---------- DATA SHOWN
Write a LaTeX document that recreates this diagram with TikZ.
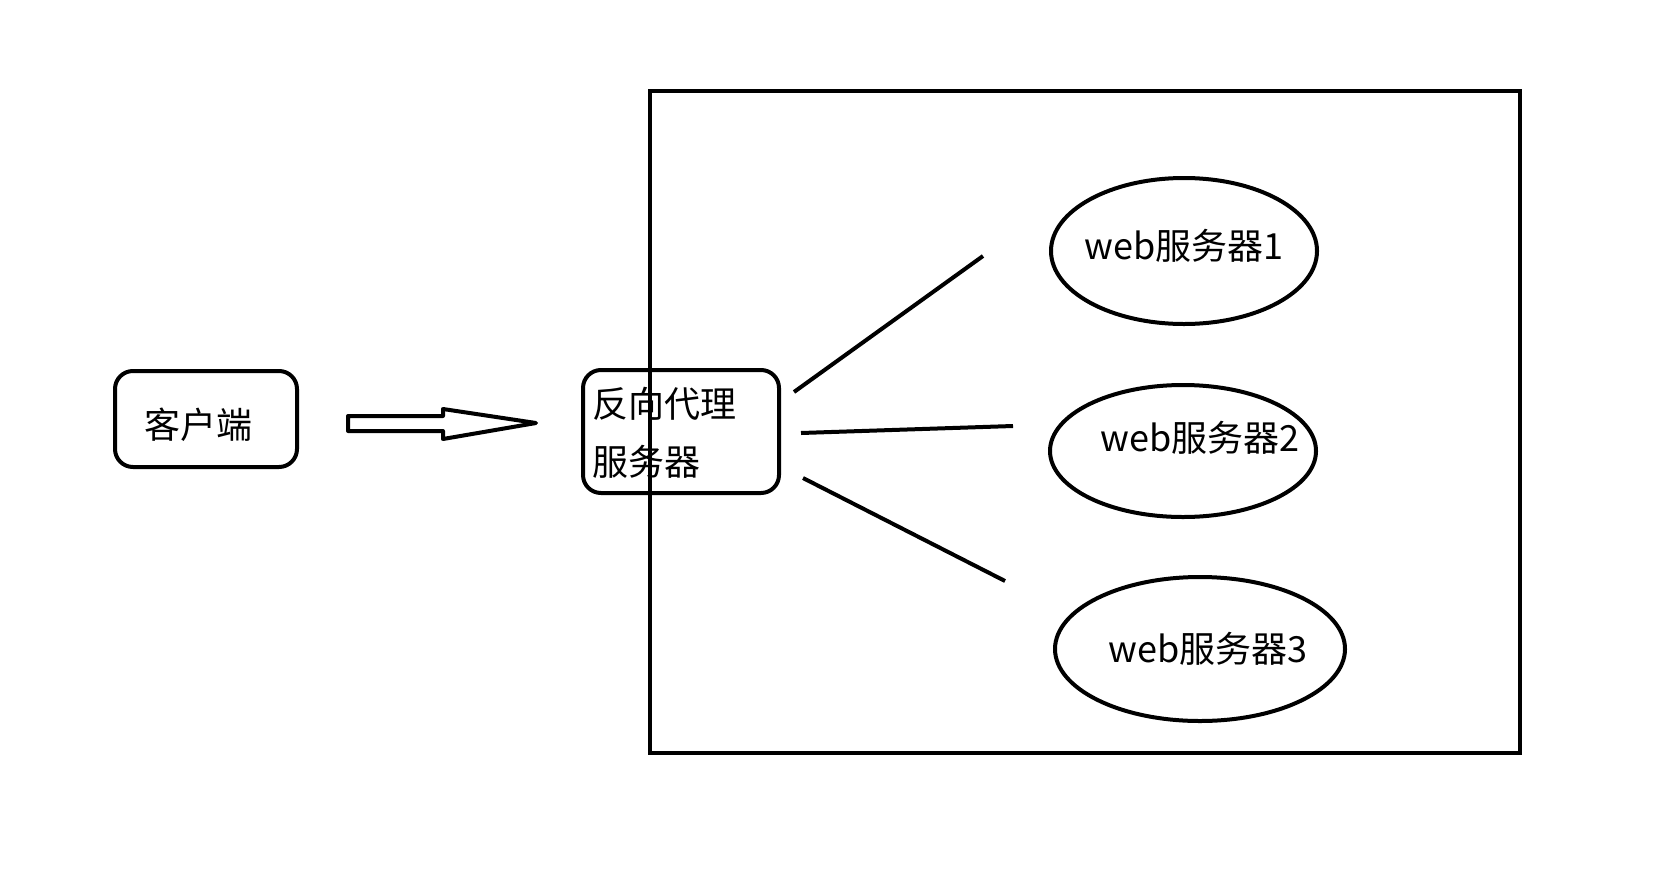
\documentclass[tikz,border=0pt]{standalone}
\usepackage{fontspec}
\setmainfont{Noto Sans CJK SC}
\begin{document}
\begin{tikzpicture}[x=0.5pt,y=-0.5pt,
  line width=2pt,
  lbl/.style={font=\fontsize{18}{21}\selectfont, inner sep=0pt},
  rbox/.style={draw, rounded corners=9pt},
  srv/.style={draw, ellipse}]
\useasboundingbox (0,0) rectangle (1663,894);
\draw (650,91) rectangle (1520,753);
% client
\draw[rbox] (115,371) rectangle (297,467);
\node[lbl] (client) at (198,425) {客户端};
% hollow arrow
\coordinate (a0) at (348,416);
\coordinate (atip) at (536,423);
\draw[line width=2pt, line join=round] (a0) -- (443,416) -- (443,409) -- (atip) -- (443,439) -- (443,431) -- (348,431) -- cycle;
% proxy
\draw[rbox] (583,370) rectangle (779,493);
\node[lbl, anchor=west] (p1) at (590,404) {反向代理};
\node[lbl, anchor=west] (p2) at (590,462) {服务器};
% servers
\draw (1184,251) ellipse [x radius=133, y radius=73];
\draw (1183,451) ellipse [x radius=133, y radius=66];
\draw (1200,649) ellipse [x radius=145, y radius=72];
\node[lbl] (s1) at (1184,246) {web服务器1};
\node[lbl] (s2) at (1200,438) {web服务器2};
\node[lbl] (s3) at (1208,649) {web服务器3};
% connectors
\coordinate (l1a) at (794,392); \coordinate (l1b) at (983,256);
\coordinate (l2a) at (801,433); \coordinate (l2b) at (1013,426);
\coordinate (l3a) at (803,478); \coordinate (l3b) at (1005,581);
\draw (l1a) -- (l1b);
\draw (l2a) -- (l2b);
\draw (l3a) -- (l3b);
\end{tikzpicture}
\end{document}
--------------------
Each line above is to be copied verbatim. Drop any image from the copy.

(RESULT BELOW):
Write a LaTeX document that recreates this diagram with TikZ.
\documentclass[tikz,border=0pt]{standalone}
\usepackage{fontspec}
\setmainfont{Noto Sans CJK SC}
\begin{document}
\begin{tikzpicture}[x=0.5pt,y=-0.5pt,
  line width=2pt,
  lbl/.style={font=\fontsize{18}{21}\selectfont, inner sep=0pt},
  rbox/.style={draw, rounded corners=9pt},
  srv/.style={draw, ellipse}]
\useasboundingbox (0,0) rectangle (1663,894);
\draw (650,91) rectangle (1520,753);
% client
\draw[rbox] (115,371) rectangle (297,467);
\node[lbl] (client) at (198,425) {客户端};
% hollow arrow
\coordinate (a0) at (348,416);
\coordinate (atip) at (536,423);
\draw[line width=2pt, line join=round] (a0) -- (443,416) -- (443,409) -- (atip) -- (443,439) -- (443,431) -- (348,431) -- cycle;
% proxy
\draw[rbox] (583,370) rectangle (779,493);
\node[lbl, anchor=west] (p1) at (590,404) {反向代理};
\node[lbl, anchor=west] (p2) at (590,462) {服务器};
% servers
\draw (1184,251) ellipse [x radius=133, y radius=73];
\draw (1183,451) ellipse [x radius=133, y radius=66];
\draw (1200,649) ellipse [x radius=145, y radius=72];
\node[lbl] (s1) at (1184,246) {web服务器1};
\node[lbl] (s2) at (1200,438) {web服务器2};
\node[lbl] (s3) at (1208,649) {web服务器3};
% connectors
\coordinate (l1a) at (794,392); \coordinate (l1b) at (983,256);
\coordinate (l2a) at (801,433); \coordinate (l2b) at (1013,426);
\coordinate (l3a) at (803,478); \coordinate (l3b) at (1005,581);
\draw (l1a) -- (l1b);
\draw (l2a) -- (l2b);
\draw (l3a) -- (l3b);
\end{tikzpicture}
\end{document}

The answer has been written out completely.